WASHINGTON (AP) — Sen. Jeff Flake has purposely spent time on deserted islands, so being the sole Senate Republican weighing whether to back President Barack Obama on the international nuclear deal with Iran is hardly a new experience.
It might be uncomfortable, though.
As Congress heads off on its August recess ahead of next month’s vote on the accord, the Arizona freshman is believed by Senate vote counters to be the only Republican who’s truly undecided. His support for the agreement, which calls on Iran to curb its nuclear program in exchange for sanctions relief, is all Obama would need to call it bipartisan.
Republicans are generally uniform in their opposition, arguing that Iran cannot be trusted and a better deal should be brokered. A majority of Democrats will stand with the president, and are widely expected to muster the numbers to sustain any veto of a resolution of disapproval.
“On the whole, this agreement measured against the ideal doesn’t look all that good,” Flake said on the Senate floor Wednesday. “Against the alternative, it’s a much closer call.”
That position squeezes Flake between two powerful men who happened to be presidential rivals in 2008: Obama and Arizona Republican Sen. John McCain, now chairman of the Armed Services Committee.

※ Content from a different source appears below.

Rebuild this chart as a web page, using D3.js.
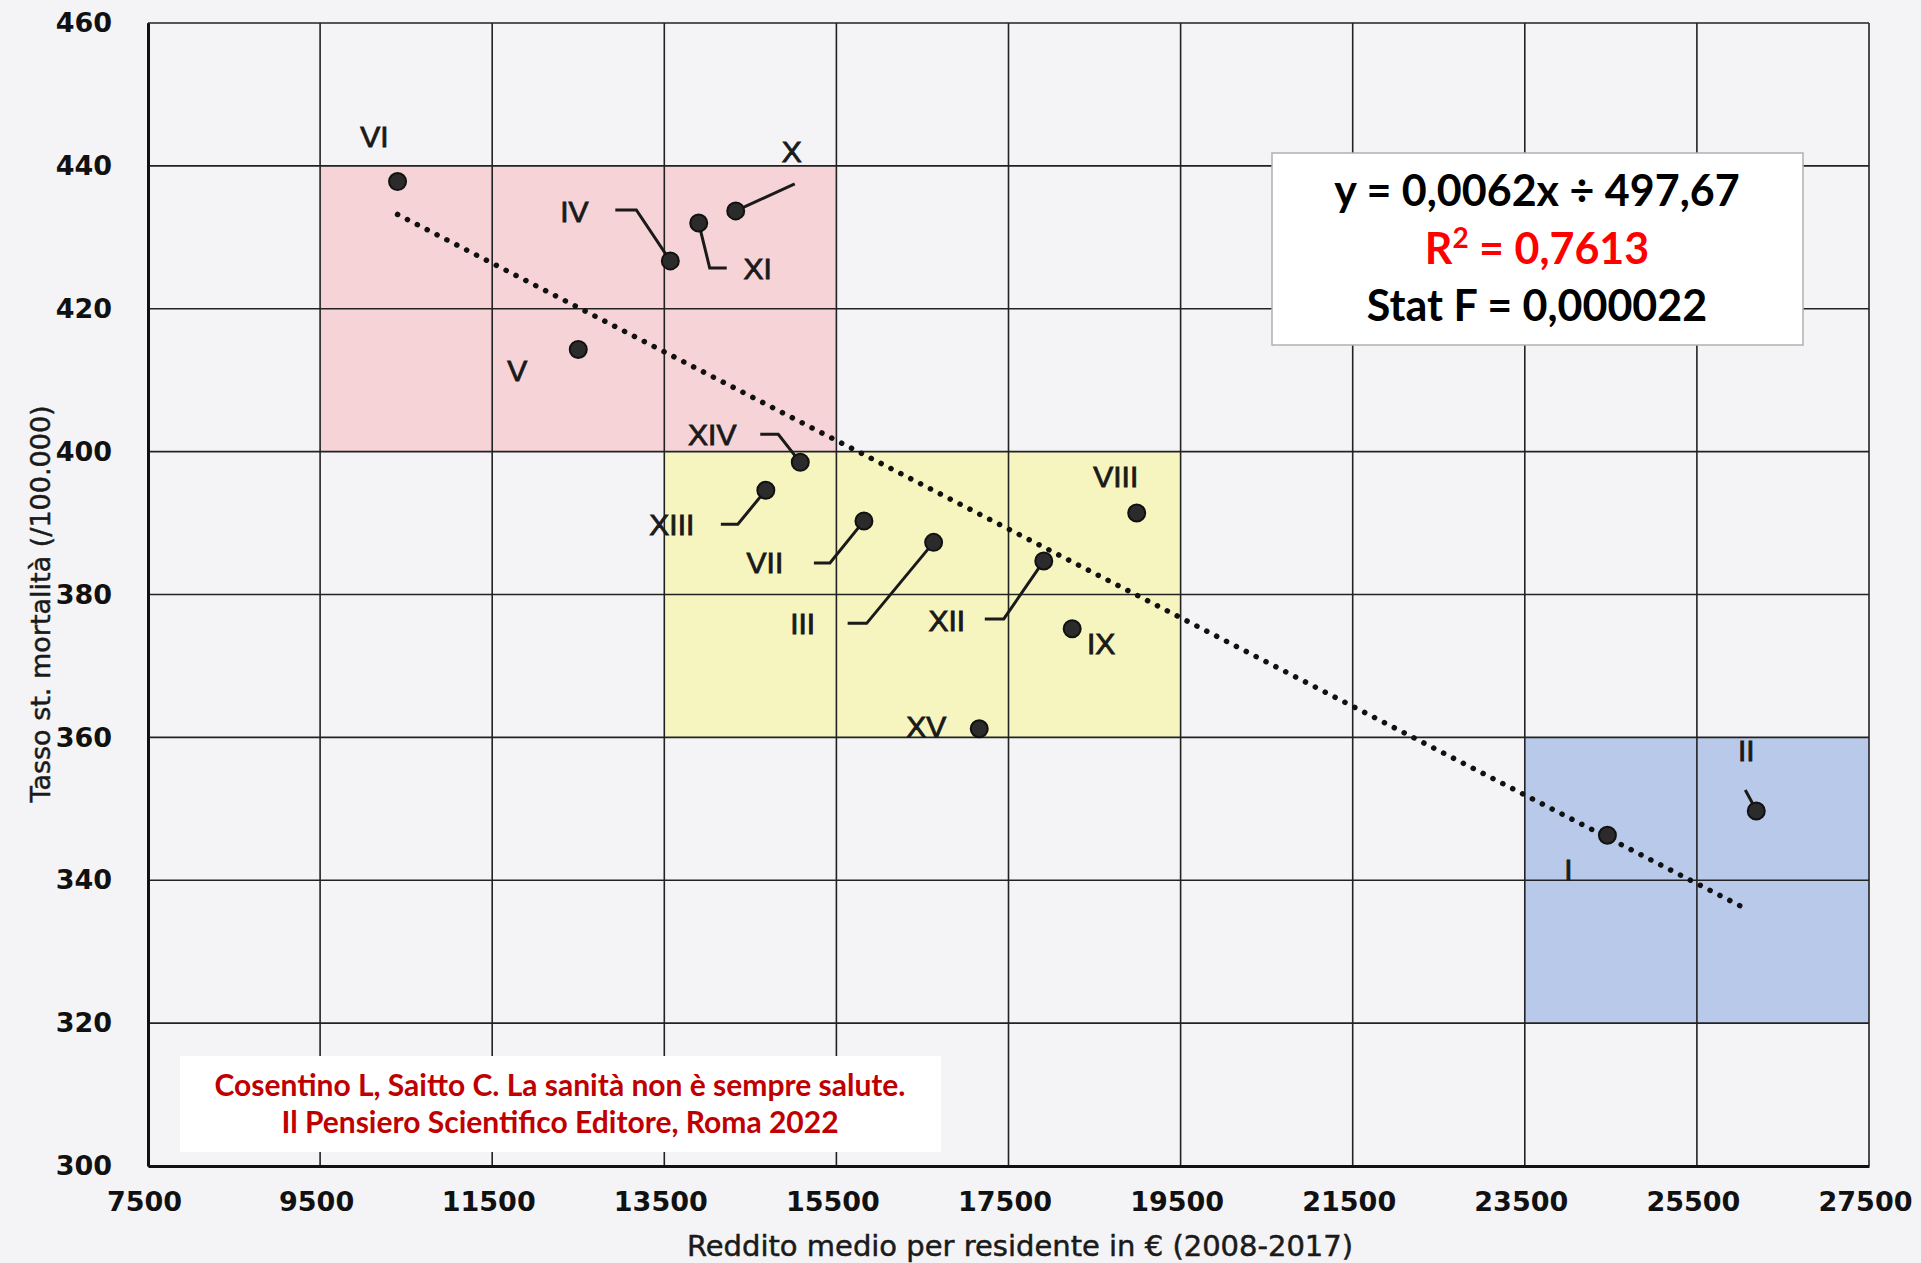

For his part, Obama has launched a nearly daily lobbying effort in Congress to counter pro-Israel groups’ well-funded barrage and Israeli Ambassador Ron Dermer’s pleas. Obama incurred the ire of Republicans in his speech Wednesday when likened GOP lawmakers critical of the deal to Iranian fundamentalists.
“In fact, it’s those hardliners who are most comfortable with the status quo,” he said. “It’s those hardliners chanting ‘Death to America’ who have been most opposed to the deal. They’re making common cause with the Republican caucus.”
The president’s allies on Capitol Hill tried a more flattering approach.
“Jeff is as straight a shooter as there exists in this place,” said Sen. Chris Murphy, D-Conn. “I don’t know where Jeff will end up, but I know it will be because he’s made a decision on the merits, not the politics.”
Most Republicans, meanwhile, have made it abundantly clear that they won’t support Obama, no matter how many briefings or gloves-off speeches.
But the 52-year-old Flake is in a class by himself. From his election in 2000, Flake bucked the Republican leadership by opposing special spending items called earmarks, which were later banned. He joined Democrats in support of the normalization of relations with Cuba, and supported a 2007 bill to ban workplace discrimination against gays.
The father of five also spent time, twice, on deserted islands in the Pacific Ocean — once for a television show and once with his sons.
On Iran, Flake commended the administration for seeking a diplomatic solution to Iran’s suspected march toward building nuclear bombs and said many of his questions have been answered. But he said he’ll spend the August recess on remaining concerns, including Obama’s willingness to crack down on Iran’s misbehavior.
“Some questions they’ve answered to my satisfaction. Some they haven’t,” Flake said.
McCain, meanwhile, made clear how he’d like his fellow Arizona senator to vote.
“Well I always want him to vote the way I do,” McCain said.